AIM:
Select the lines that hold the word "diagram" and copy each one.

** START OF DATA **

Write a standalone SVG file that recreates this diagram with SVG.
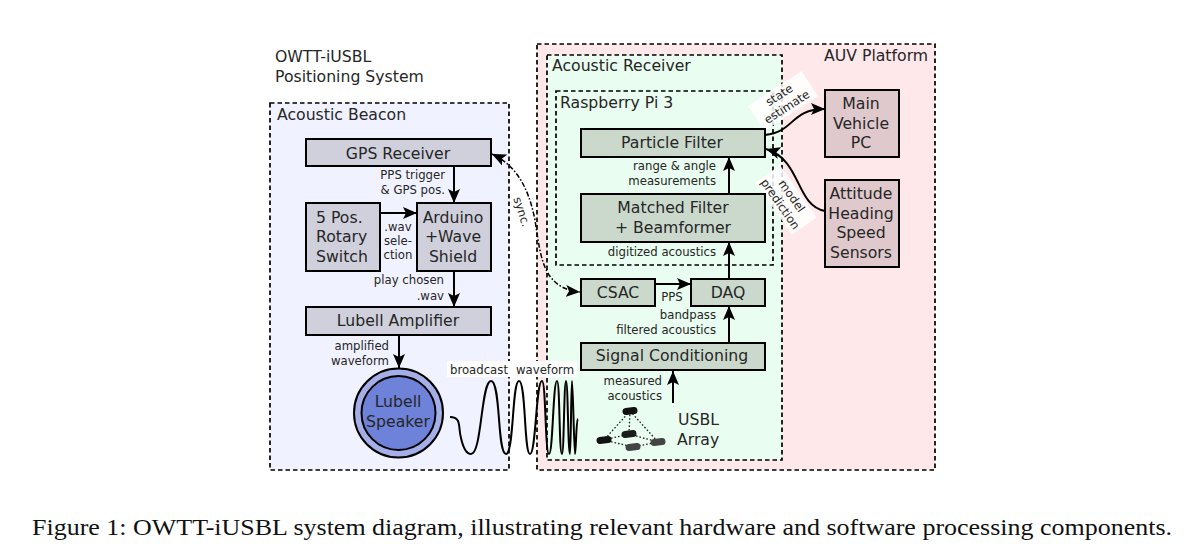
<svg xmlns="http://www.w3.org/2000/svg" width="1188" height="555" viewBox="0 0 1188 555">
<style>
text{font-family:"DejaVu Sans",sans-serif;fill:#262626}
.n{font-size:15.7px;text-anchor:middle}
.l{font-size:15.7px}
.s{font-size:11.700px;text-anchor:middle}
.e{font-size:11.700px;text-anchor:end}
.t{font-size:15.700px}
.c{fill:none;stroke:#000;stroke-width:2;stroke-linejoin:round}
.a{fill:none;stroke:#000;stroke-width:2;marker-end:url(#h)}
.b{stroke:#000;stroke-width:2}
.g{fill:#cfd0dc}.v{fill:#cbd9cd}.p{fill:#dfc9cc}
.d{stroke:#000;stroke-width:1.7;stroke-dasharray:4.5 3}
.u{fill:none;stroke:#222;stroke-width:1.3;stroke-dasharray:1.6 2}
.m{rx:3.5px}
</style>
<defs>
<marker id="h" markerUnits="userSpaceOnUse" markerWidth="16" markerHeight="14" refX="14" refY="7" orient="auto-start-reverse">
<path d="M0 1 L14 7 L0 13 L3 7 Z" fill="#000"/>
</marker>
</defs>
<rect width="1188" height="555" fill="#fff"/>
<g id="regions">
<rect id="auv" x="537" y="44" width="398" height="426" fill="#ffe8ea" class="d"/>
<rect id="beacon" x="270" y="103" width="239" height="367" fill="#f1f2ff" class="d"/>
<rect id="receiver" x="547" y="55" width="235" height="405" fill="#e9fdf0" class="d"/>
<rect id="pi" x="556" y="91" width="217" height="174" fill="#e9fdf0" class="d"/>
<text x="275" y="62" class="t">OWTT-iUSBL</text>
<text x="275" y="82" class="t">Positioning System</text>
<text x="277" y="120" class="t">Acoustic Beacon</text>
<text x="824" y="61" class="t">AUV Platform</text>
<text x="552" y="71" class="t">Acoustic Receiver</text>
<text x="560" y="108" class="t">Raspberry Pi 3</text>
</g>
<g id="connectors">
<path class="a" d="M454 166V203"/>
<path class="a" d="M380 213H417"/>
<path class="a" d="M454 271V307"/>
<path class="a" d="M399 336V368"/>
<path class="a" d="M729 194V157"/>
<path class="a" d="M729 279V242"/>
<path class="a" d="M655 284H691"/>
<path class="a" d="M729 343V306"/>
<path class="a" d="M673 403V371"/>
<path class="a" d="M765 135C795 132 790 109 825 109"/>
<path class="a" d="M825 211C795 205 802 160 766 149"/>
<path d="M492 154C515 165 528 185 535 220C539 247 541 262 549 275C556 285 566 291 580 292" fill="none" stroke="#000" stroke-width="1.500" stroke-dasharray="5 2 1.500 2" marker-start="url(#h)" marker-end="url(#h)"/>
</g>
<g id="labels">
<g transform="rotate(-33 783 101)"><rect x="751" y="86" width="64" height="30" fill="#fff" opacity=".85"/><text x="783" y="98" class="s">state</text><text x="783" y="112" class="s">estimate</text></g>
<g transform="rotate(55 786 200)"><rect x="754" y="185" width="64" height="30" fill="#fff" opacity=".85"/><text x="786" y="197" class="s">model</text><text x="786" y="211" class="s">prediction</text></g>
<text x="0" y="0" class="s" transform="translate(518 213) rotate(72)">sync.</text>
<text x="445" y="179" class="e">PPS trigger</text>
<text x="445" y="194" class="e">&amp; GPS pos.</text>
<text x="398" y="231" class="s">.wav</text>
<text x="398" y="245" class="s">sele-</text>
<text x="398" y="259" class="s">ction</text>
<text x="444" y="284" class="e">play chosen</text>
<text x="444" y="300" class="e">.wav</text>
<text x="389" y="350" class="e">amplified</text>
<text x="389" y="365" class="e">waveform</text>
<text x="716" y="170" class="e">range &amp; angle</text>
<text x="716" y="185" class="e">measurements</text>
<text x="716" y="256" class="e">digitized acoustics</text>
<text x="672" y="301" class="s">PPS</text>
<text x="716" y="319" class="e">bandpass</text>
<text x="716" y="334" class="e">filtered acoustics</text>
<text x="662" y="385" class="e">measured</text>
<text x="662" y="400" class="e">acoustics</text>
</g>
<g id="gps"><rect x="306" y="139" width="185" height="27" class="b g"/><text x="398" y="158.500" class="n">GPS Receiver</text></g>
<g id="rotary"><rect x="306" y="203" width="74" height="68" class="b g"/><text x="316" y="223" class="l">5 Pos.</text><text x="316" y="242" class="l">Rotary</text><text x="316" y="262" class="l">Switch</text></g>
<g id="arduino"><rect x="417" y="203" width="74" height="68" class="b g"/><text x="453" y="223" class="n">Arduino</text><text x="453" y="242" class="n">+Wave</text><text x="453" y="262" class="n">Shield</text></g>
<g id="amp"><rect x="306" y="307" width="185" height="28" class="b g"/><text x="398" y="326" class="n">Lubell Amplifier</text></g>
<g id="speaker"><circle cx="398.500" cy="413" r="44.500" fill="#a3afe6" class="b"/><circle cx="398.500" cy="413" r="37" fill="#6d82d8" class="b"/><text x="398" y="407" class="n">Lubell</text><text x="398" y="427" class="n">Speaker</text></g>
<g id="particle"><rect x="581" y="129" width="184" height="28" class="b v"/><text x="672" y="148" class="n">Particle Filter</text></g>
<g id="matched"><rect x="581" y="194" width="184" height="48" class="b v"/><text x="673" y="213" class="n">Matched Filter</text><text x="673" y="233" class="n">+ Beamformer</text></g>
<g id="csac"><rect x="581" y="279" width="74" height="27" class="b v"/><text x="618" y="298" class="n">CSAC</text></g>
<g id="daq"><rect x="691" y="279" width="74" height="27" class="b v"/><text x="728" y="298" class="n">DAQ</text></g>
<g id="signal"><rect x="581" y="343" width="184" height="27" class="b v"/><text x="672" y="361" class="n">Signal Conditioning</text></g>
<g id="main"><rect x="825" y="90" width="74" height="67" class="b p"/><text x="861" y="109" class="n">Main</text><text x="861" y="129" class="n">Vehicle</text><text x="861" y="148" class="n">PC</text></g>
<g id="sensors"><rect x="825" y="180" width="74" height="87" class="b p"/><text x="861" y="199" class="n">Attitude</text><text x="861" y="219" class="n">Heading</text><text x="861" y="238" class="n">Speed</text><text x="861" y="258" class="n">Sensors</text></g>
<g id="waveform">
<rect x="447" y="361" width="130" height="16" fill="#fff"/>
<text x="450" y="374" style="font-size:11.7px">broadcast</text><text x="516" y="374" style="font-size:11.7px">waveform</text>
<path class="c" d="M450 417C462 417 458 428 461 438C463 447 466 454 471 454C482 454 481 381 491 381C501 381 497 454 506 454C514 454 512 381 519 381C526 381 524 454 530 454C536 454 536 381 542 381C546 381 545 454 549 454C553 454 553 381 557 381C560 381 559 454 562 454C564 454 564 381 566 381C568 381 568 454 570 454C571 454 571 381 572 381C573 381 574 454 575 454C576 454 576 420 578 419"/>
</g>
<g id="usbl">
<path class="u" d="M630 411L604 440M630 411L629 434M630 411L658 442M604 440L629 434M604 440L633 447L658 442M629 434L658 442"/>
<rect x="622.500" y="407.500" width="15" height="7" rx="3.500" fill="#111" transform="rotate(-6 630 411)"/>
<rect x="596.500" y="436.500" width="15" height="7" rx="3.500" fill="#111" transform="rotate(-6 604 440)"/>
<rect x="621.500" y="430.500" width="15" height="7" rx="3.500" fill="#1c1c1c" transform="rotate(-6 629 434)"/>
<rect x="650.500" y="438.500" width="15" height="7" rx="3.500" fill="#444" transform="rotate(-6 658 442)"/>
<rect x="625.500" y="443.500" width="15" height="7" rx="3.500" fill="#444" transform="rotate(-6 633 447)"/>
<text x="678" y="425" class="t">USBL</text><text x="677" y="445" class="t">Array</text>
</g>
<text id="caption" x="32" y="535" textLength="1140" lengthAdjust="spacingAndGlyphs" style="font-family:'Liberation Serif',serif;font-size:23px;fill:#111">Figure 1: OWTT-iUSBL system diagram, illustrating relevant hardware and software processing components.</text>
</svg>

** END OF DATA **

RESPONSE BELOW:
Write a standalone SVG file that recreates this diagram with SVG.
<text id="caption" x="32" y="535" textLength="1140" lengthAdjust="spacingAndGlyphs" style="font-family:'Liberation Serif',serif;font-size:23px;fill:#111">Figure 1: OWTT-iUSBL system diagram, illustrating relevant hardware and software processing components.</text>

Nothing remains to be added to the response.